Razieh Razieh - 21 days ago 6
Python Question

multiprocessing timing inconsistency

I have about 100 processes. Each process contains 10 inputs(logic expressions) and the task of each process is to find the fastest heuristic algorithm for solving each of the logic inputs(I have about 5 heuristic algorithms).

When I run each process separately the results are different from when I run all of the processes in parallel (using python p1.py & python p2.py &….. ). For example, when run the processes separately the input 1 (in p1) finds the first heuristic algorithms as the fastest method but when in parallel the same input finds the 5th heuristic algorithms faster!

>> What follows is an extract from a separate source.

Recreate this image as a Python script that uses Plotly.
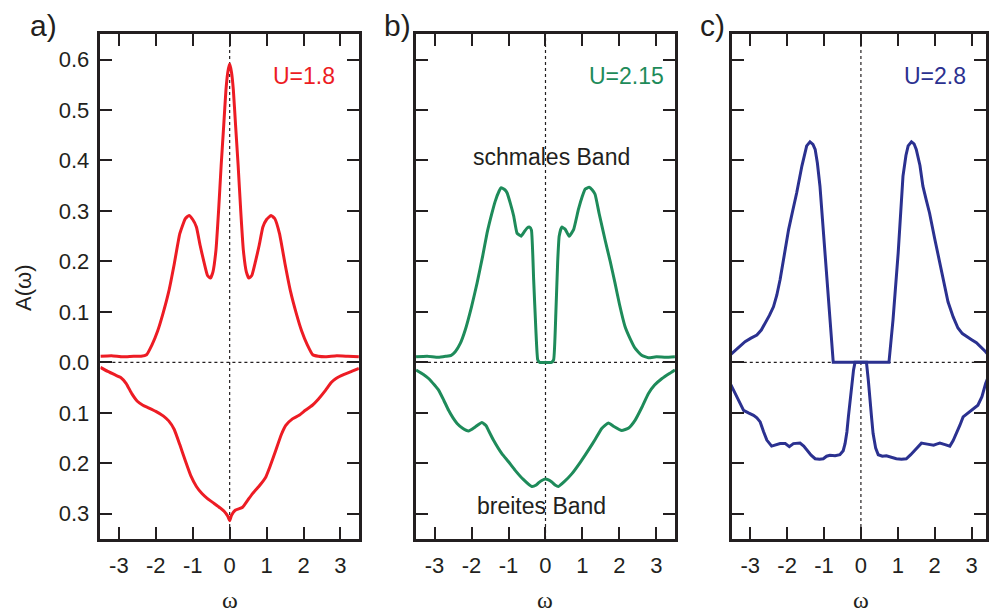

Could the reason be that the CPU will switch between the parallel processes and messes up with the timing so it could not give the right time each heuristic algorithm spends to solve the input?

What is the solution? Can decreasing the number of processes to half reduce the false result? (I run my program on a server)

Answer

The operating system has to schedule all your processes on a much smaller amount of CPUs. In order to do so, it runs one process on each CPU for a small amount of time. After that, the operating system schedules the processes out to let the other processes run in order to give process their fair share of running time. Thus each process has to wait for a running slot on a CPU. Those waiting times depend on the amount of other processes waiting to run and almost unpredictable.

If you use clock time for your measurements, the waiting times will pollute your measurements. For a more precise measurement, you could ask the operating system how much CPU time the process used. The function time.process_time() does that.

Switching between processes costs time. Multiple processes accessing the same resources (file, hard disk, CPU caches, memory, ...) costs time. For CPU bound processes, having orders of magnitude more running processes than CPUs will slow down the execution. You'll get better results by starting slightly less processes than the amount of CPUs. The spare CPUs remain available for work needed by the operating system or some other unrelated programs.